Scenario 5: You are evaluating a website for colleagues, users, or customers
IT teams, developers, and admins often need a faster but more defensible process. In that case, add a few technical checks:
- Review domain age and registration patterns carefully. New domains are not automatically malicious, but fresh registrations paired with brand-like naming deserve scrutiny.
- Check DNS and hosting consistency. Sudden changes, throwaway infrastructure, or commodity hosting used for multiple suspicious properties can be relevant signals.
- Look for abuse indicators. Browser warnings, blocklist hits, or reports of credential harvesting matter more than visual quality.
- Compare with known brand infrastructure. Official companies tend to have consistent naming conventions, certificate subjects, and support pathways.
For team-level triage, see Phishing Domains Checklist: How Security Teams Can Triage Suspicious New Domains Faster.
What to double-check
If a site passes the first glance but still feels uncertain, these are the details worth a second look. They are often where weak scam pages fail.
The domain itself
- Misspellings and lookalikes: swapped characters, dropped letters, added words, or number substitutions.
- Unusual top-level domains: not automatically unsafe, but they deserve extra context if the site claims to be a major local service or established retailer.
- Long or cluttered URLs: especially when the important brand word is buried in subfolders or subdomains.
Business identity signals
- About, contact, and policy pages: do they identify a real business consistently?
- Support paths: can you find a realistic way to resolve an order or account problem?
- Content quality: copied product descriptions, broken English, and generic legal pages do not prove a scam, but they do reduce confidence.
Technical trust cues
- HTTPS is necessary, not sufficient.
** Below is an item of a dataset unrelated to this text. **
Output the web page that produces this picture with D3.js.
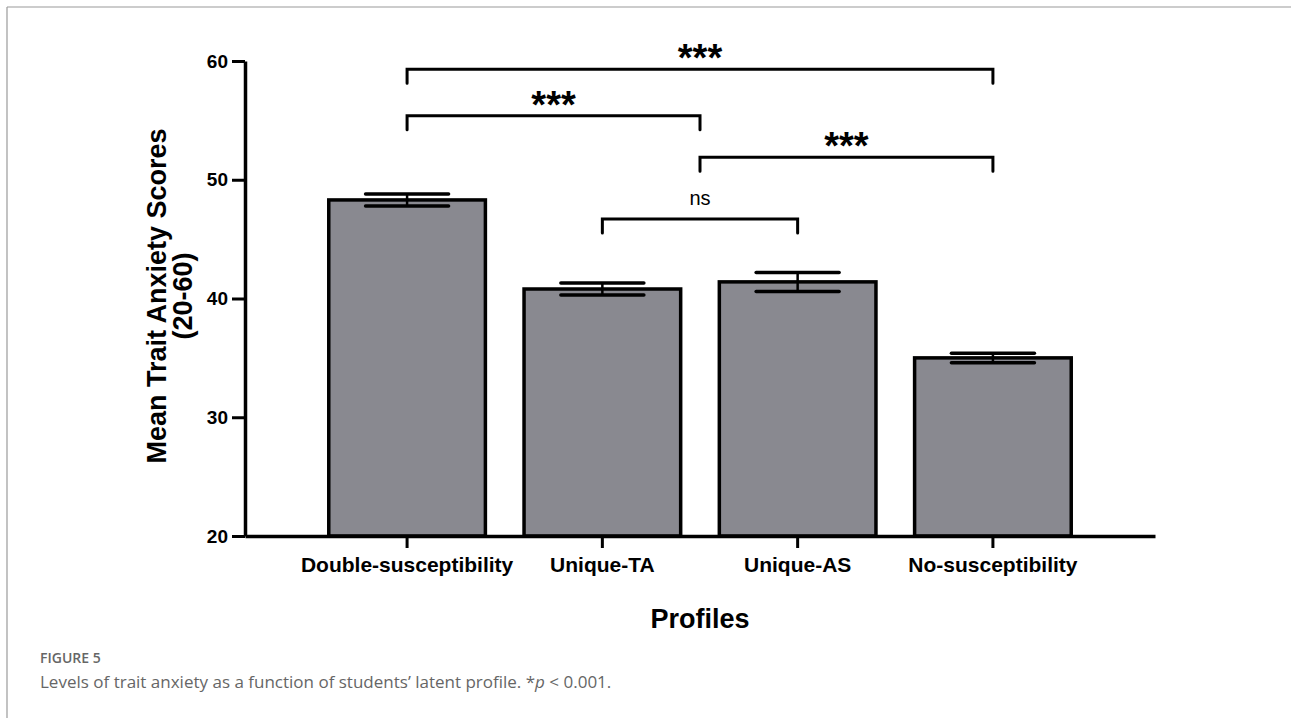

A padlock means the connection is encrypted. It does not mean the site is honest.
- Certificate errors matter. Browser warnings about certificates, interstitial alerts, or mixed content should not be ignored.
- Unexpected redirects matter too. If a link bounces through multiple domains before landing, treat it with caution.
Transaction behavior
- Pressure to act immediately: countdown timers, low-stock warnings, or account closure threats.
- Requests for unnecessary data: a simple purchase should not require sensitive identity documents unless there is a clear reason.
- Odd payment methods: irreversible transfers are riskier than standard card payments through known processors.
If the page appears damaged, altered, or hijacked, consult Website Defacement Alert Guide: What a Hacked Homepage Means for Visitors and Site Owners. A compromised legitimate site can also become unsafe, which is why the question is not only “is this website legit” but also “is it currently behaving safely.”
Common mistakes
Even experienced users make the same avoidable errors. If you want a more reliable website safety check, watch for these habits.
- Trusting the padlock too much. Many scam sites use HTTPS. Encryption protects the connection, not the intent.
- Relying on visual polish. Modern scam kits can produce clean storefronts and convincing login pages in minutes.
- Skipping the domain review on mobile. Small screens make it easier to miss the actual URL.
- Clicking first, thinking second. Urgent language is designed to compress your decision window.
- Using links inside alerts to verify the alert. If a message says your account is locked, verify through the official app or a manually typed address.
- Creating accounts too early. If you only want to browse a store, do not hand over your email, phone number, and password before basic checks.
- Reusing passwords on questionable sites. If the site turns out to be malicious or poorly secured, that password may be reused elsewhere.
- Ignoring browser and security tool warnings. People often click through warnings because they are in a hurry. That is exactly when the checklist matters most.
If you are a site owner dealing with browser warnings against your own domain, the right process is different. Start with Website Blacklist Removal Guide: How to Unflag Your Domain From Google, Spamhaus, and Browser Warnings and Hosting Provider Abuse Takedowns: Why Sites Get Suspended and How to Restore Service Safely.
When to revisit
This checklist works best when you revisit it before high-risk moments and whenever your workflow changes. Scam tactics evolve, but the decision points stay similar: click, sign in, pay, or download. Make this a repeat routine in the following situations:
- Before holiday shopping, tax season, and major sales events. Seasonal urgency brings more fake stores and impersonation attempts.
- When your organization adopts new login flows or identity tools. Users are easier to fool when sign-in experiences change.
- When you switch browsers, password managers, or endpoint protections. New tools change how warnings appear and how links are previewed.
- After hearing about a breach, credential leak, or brand impersonation wave. Criminals often follow public incidents with phishing campaigns.
- When you start using a new vendor or online marketplace. Unknown merchants deserve a stricter first-pass review.
To make this practical, keep a short decision framework:
- Ask: What am I about to do here: buy, log in, download, or share data?
- Verify: Does the domain and business identity match that action?
- Reduce risk: Use manual navigation, saved bookmarks, password managers, and payment methods with protections.
- Stop on ambiguity: If you cannot clearly verify the site, do not proceed.
- Report obvious scams: Help reduce harm for the next visitor by reporting suspicious sites through the appropriate channels.
For ongoing awareness, bookmark Security News Today: The Biggest Consumer Threats Worth Acting On This Week. If your concern expands from one site to broader account exposure, the next step is to review breach context and account hygiene, including resources like Data Breach Tracker by Industry: Retail, Healthcare, Education, Finance, and SaaS.
The most useful answer to “is this website safe” is rarely absolute. It is a decision based on evidence. The more your process depends on verifiable details instead of instinct, the less likely you are to be rushed into a scam, a fake store purchase, or a credential theft attempt. Keep the checklist simple, use it often, and treat uncertainty as a reason to pause rather than a prompt to click faster.